Сегодня он пытался найти связь между озером и недрами земли, но большой колодец, опускающийся в центр озера, завален камнями, и он ничего не обнаружил. Его мучает страх, что я оставлю его, и он погибнет от одиночества. Но я не оставлю его. Я не хочу допустить то одиночество, которое ему придется пережить, и, кроме того, я хочу быть на месте, если еще одна из этих таинственных подвижек воды откроет связь между озером и нижним миром.

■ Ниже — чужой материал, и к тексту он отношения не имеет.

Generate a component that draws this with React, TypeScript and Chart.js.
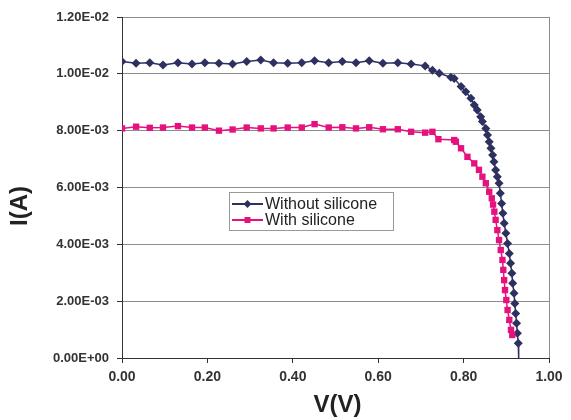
import React, { useEffect, useRef } from "react";
import { Chart, registerables } from "chart.js";

Chart.register(...registerables);

// Voltage (V) and current (A) — without silicone
const V_WITHOUT = [
  0.0, 0.033, 0.065, 0.096, 0.131, 0.164, 0.194, 0.227, 0.259, 0.292, 0.325, 0.355, 0.388, 0.421, 0.451, 0.484,
  0.516, 0.548, 0.579, 0.611, 0.646, 0.677, 0.71, 0.727, 0.743, 0.77, 0.778, 0.794, 0.805, 0.817, 0.825, 0.832,
  0.84, 0.844, 0.852, 0.856, 0.86, 0.864, 0.868, 0.871, 0.875, 0.879, 0.883, 0.886, 0.889, 0.892, 0.895, 0.899,
  0.903, 0.907, 0.91, 0.913, 0.915, 0.918, 0.92, 0.922, 0.924, 0.926, 0.928, 0.929,
];
const I_WITHOUT = [
  0.01043, 0.01037, 0.01039, 0.01031, 0.01039, 0.01035, 0.01039, 0.01037, 0.01035, 0.01043, 0.01049, 0.01039,
  0.01037, 0.01039, 0.01046, 0.01039, 0.01043, 0.01039, 0.01046, 0.01037, 0.01039, 0.01035, 0.01028, 0.01013,
  0.01002, 0.00988, 0.00984, 0.00955, 0.00937, 0.00914, 0.0089, 0.00873, 0.00849, 0.00832, 0.00808, 0.00785,
  0.00761, 0.00738, 0.00714, 0.00691, 0.00662, 0.00638, 0.00615, 0.0058, 0.00544, 0.00509, 0.00474, 0.00439,
  0.00403, 0.00368, 0.00333, 0.00298, 0.00263, 0.00228, 0.00192, 0.00157, 0.00122, 0.00087, 0.00052, 0.0,
];

// Voltage (V) and current (A) — with silicone
const V_WITH = [
  0.0, 0.033, 0.065, 0.096, 0.131, 0.164, 0.194, 0.227, 0.259, 0.292, 0.325, 0.355, 0.388, 0.421, 0.451, 0.484,
  0.516, 0.548, 0.579, 0.611, 0.646, 0.677, 0.71, 0.727, 0.741, 0.778, 0.782, 0.794, 0.809, 0.825, 0.836, 0.844,
  0.852, 0.86, 0.866, 0.869, 0.872, 0.875, 0.879, 0.883, 0.887, 0.891, 0.893, 0.895, 0.897, 0.9, 0.903, 0.907,
  0.911, 0.914,
];
const I_WITH = [
  0.00808, 0.00814, 0.0081, 0.00811, 0.00816, 0.00811, 0.00811, 0.008, 0.00804, 0.00811, 0.00808, 0.00808,
  0.00811, 0.00811, 0.00823, 0.00811, 0.00812, 0.00808, 0.00812, 0.00805, 0.00805, 0.00796, 0.00793, 0.00796,
  0.0077, 0.00767, 0.00761, 0.00738, 0.00708, 0.00685, 0.00662, 0.00638, 0.00615, 0.00585, 0.00562, 0.0054,
  0.00515, 0.00486, 0.0045, 0.00415, 0.0038, 0.00345, 0.0031, 0.00274, 0.00239, 0.00204, 0.00169, 0.00134,
  0.00099, 0.00081,
];

const SERIES_NAMES = ["Without silicone", "With silicone"];
const X_TITLE = "V(V)";
const Y_TITLE = "I(A)";
const X_MIN = 0;
const X_MAX = 1;
const X_STEP = 0.2;
const Y_MIN = 0;
const Y_MAX = 0.012;
const Y_STEP = 0.002;

const NAVY = "#2e3060";
const MAGENTA = "#e5127d";
const FONT = '"Liberation Sans", Arial, sans-serif';

function sci(v: number): string {
  if (Math.abs(v) < 1e-12) return "0.00E+00";
  const exp = Math.floor(Math.log10(Math.abs(v)) + 1e-9);
  const mant = v / Math.pow(10, exp);
  const sign = exp < 0 ? "-" : "+";
  const e = Math.abs(exp).toString().padStart(2, "0");
  return mant.toFixed(2) + "E" + sign + e;
}

const overlayPlugin = {
  id: "overlay",
  afterDraw(chart: any) {
    const { ctx, chartArea } = chart;
    const { left, right, top, bottom } = chartArea;
    ctx.save();
    // right border of plot area
    ctx.strokeStyle = "#8c8c8c";
    ctx.lineWidth = 1;
    ctx.beginPath();
    ctx.moveTo(Math.round(right) + 0.5, top);
    ctx.lineTo(Math.round(right) + 0.5, bottom);
    ctx.stroke();

    // axis titles
    ctx.fillStyle = "#222";
    ctx.font = "bold 24px " + FONT;
    ctx.textAlign = "center";
    ctx.textBaseline = "middle";
    ctx.fillText(X_TITLE, (left + right) / 2 + 2, 405);
    ctx.save();
    ctx.translate(20, 206);
    ctx.rotate(-Math.PI / 2);
    ctx.fillText(Y_TITLE, 0, 0);
    ctx.restore();

    // legend
    const bx = 229.5, by = 192.5, bw = 164, bh = 38;
    ctx.fillStyle = "#fff";
    ctx.fillRect(bx, by, bw, bh);
    ctx.strokeStyle = "#999";
    ctx.lineWidth = 1;
    ctx.strokeRect(bx, by, bw, bh);
    const rows = [
      { name: SERIES_NAMES[0], color: NAVY, style: "diamond", y: 204 },
      { name: SERIES_NAMES[1], color: MAGENTA, style: "square", y: 220 },
    ];
    rows.forEach((r) => {
      ctx.strokeStyle = r.color;
      ctx.lineWidth = 2;
      ctx.beginPath();
      ctx.moveTo(232, r.y);
      ctx.lineTo(263, r.y);
      ctx.stroke();
      ctx.fillStyle = r.color;
      ctx.beginPath();
      if (r.style === "diamond") {
        ctx.moveTo(247.5, r.y - 4);
        ctx.lineTo(251.5, r.y);
        ctx.lineTo(247.5, r.y + 4);
        ctx.lineTo(243.5, r.y);
        ctx.closePath();
      } else {
        ctx.rect(244.5, r.y - 3, 6, 6);
      }
      ctx.fill();
      ctx.fillStyle = "#222";
      ctx.font = "16px " + FONT;
      ctx.textAlign = "left";
      ctx.textBaseline = "middle";
      ctx.fillText(r.name, 265, r.y + 1);
    });
    ctx.restore();
  },
};

export default function App() {
  const canvasRef = useRef<HTMLCanvasElement | null>(null);

  useEffect(() => {
    if (!canvasRef.current) return;
    const withoutData = V_WITHOUT.map((v, i) => ({ x: v, y: I_WITHOUT[i] }));
    const withData = V_WITH.map((v, i) => ({ x: v, y: I_WITH[i] }));
    const lastWithout = withoutData.length - 1;

    const chart = new Chart(canvasRef.current, {
      type: "line",
      data: {
        datasets: [
          {
            label: SERIES_NAMES[1],
            data: withData,
            borderColor: MAGENTA,
            backgroundColor: MAGENTA,
            borderWidth: 1.5,
            pointStyle: "rect",
            pointRadius: 4.5,
            pointBorderWidth: 0,
            tension: 0,
          },
          {
            label: SERIES_NAMES[0],
            data: withoutData,
            borderColor: NAVY,
            backgroundColor: NAVY,
            borderWidth: 1.5,
            pointStyle: "rectRot",
            pointRadius: (c: any) => (c.dataIndex === lastWithout ? 0 : 4.5),
            pointBorderWidth: 0,
            tension: 0,
          },
        ],
      },
      options: {
        animation: false,
        responsive: true,
        maintainAspectRatio: false,
        layout: { padding: { top: 17, right: 22, left: 0, bottom: 0 } },
        plugins: {
          legend: { display: false },
          tooltip: { enabled: false },
        },
        scales: {
          x: {
            type: "linear",
            min: X_MIN,
            max: X_MAX,
            border: { display: true, color: "#333", width: 1 },
            grid: {
              display: true,
              drawOnChartArea: false,
              drawTicks: true,
              tickLength: 5,
              tickColor: "#333",
            },
            ticks: {
              stepSize: X_STEP,
              padding: 6,
              color: "#333",
              font: { family: FONT, size: 14, weight: "bold" },
              maxRotation: 0,
              callback: (v: any) => Number(v).toFixed(2),
            },
            afterFit: (s: any) => {
              s.height = 62;
            },
          },
          y: {
            type: "linear",
            min: Y_MIN,
            max: Y_MAX,
            border: { display: true, color: "#333", width: 1 },
            grid: {
              color: "#8c8c8c",
              lineWidth: 1,
              drawTicks: true,
              tickLength: 5,
              tickColor: "#333",
            },
            ticks: {
              stepSize: Y_STEP,
              padding: 8,
              color: "#333",
              font: { family: FONT, size: 13, weight: "bold" },
              callback: (v: any) => sci(Number(v)),
            },
            afterFit: (s: any) => {
              s.width = 122;
            },
          },
        },
      },
      plugins: [overlayPlugin],
    });
    return () => chart.destroy();
  }, []);

  return (
    <div style={{ position: "fixed", left: 0, top: 0, width: 571, height: 420, background: "#fff" }}>
      <canvas ref={canvasRef} />
    </div>
  );
}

Его терзает мысль, что если его обнаружат другие люди, его могут поймать и выставить в цирке или музее, и он заявляет, что будет бороться за свою свободу вплоть до того, что лишит жизни тех, кто попытается его поймать. Как дикое животное, он является собственностью того, кто его поймает, хотя, возможно, я смогу предъявить права на него на том основании, что приручил его.
6 ИЮЛЯ.
Одно из опасений Фрамингема сбылось. Я был на перевале, ведущем в котловину, и наблюдал, как тяжелые облака наливаются дождем, когда увидел, как над холмом на перевале появился сачок для ловли бабочек, за которым следовал его носитель, маленький человек, несомненно ученый, но я плохо его рассмотрел, потому что когда он смотрел вниз в долину, внезапно раздался со всей мощью и громкостью паровой каллиопы огромный голос Фрамингема, поющего греческую песню Анакреона на мотив "Где ты взял эту шляпу?", и певец появился в маленькой бухточке, черная колонна его огромной шеи поднялась вверх, его зазубренные челюсти широко раскрылись.
Бедный маленький ученый. Он стоял как зачарованный, сачок для ловли бабочек выпал у него из рук, и когда Фрамингем прекратил петь, изогнулся и выпрыгнул из воды, спустился вниз с брызгами, от которых вся бухта взметнулась в воздух, и рассмеялся зычным смехом, который эхом отдавался среди скал, как смех дюжины демонов, он повернулся и помчался через перевал на всей скорости.
Почти год я пропускаю все записи. Они не важны.
30 ИЮНЯ 1897 ГОДА.
С моим другом определенно происходят перемены. Я начал замечать это некоторое время назад, но отказывался верить и списывал все на воображение. Грозит катастрофа поглощения человеческого интеллекта грубым телом. Есть прецеденты, позволяющие считать это возможным. Человеческое тело имеет большее влияние на разум, чем разум на тело. Болезненного, нежного Фрамингема с утонченным умом больше нет. Вместо него – грозное чудовище, чей шумный и простоватый говор выдает постоянно растущую грубость ума.
Он больше не интересуется моими научными исследованиями, а называет их чепухой. Его разговоры больше не доставляют удовольствия образованному человеку, а превращаются в жаргонные и рассеянные итерации о тривиальных событиях нашей обыденной жизни. И чем это закончится? Поглощением человеческого разума грубым телом? Окончательным торжеством материи над разумом, деградацией самой мирской силы и угасанием небесной искры? Тогда, действительно, Эдвард Фрамингем будет мертв, и над могилой его человеческого тела я смогу воздвигнуть надгробие, и тогда мое бдение в этой долине будет закончено.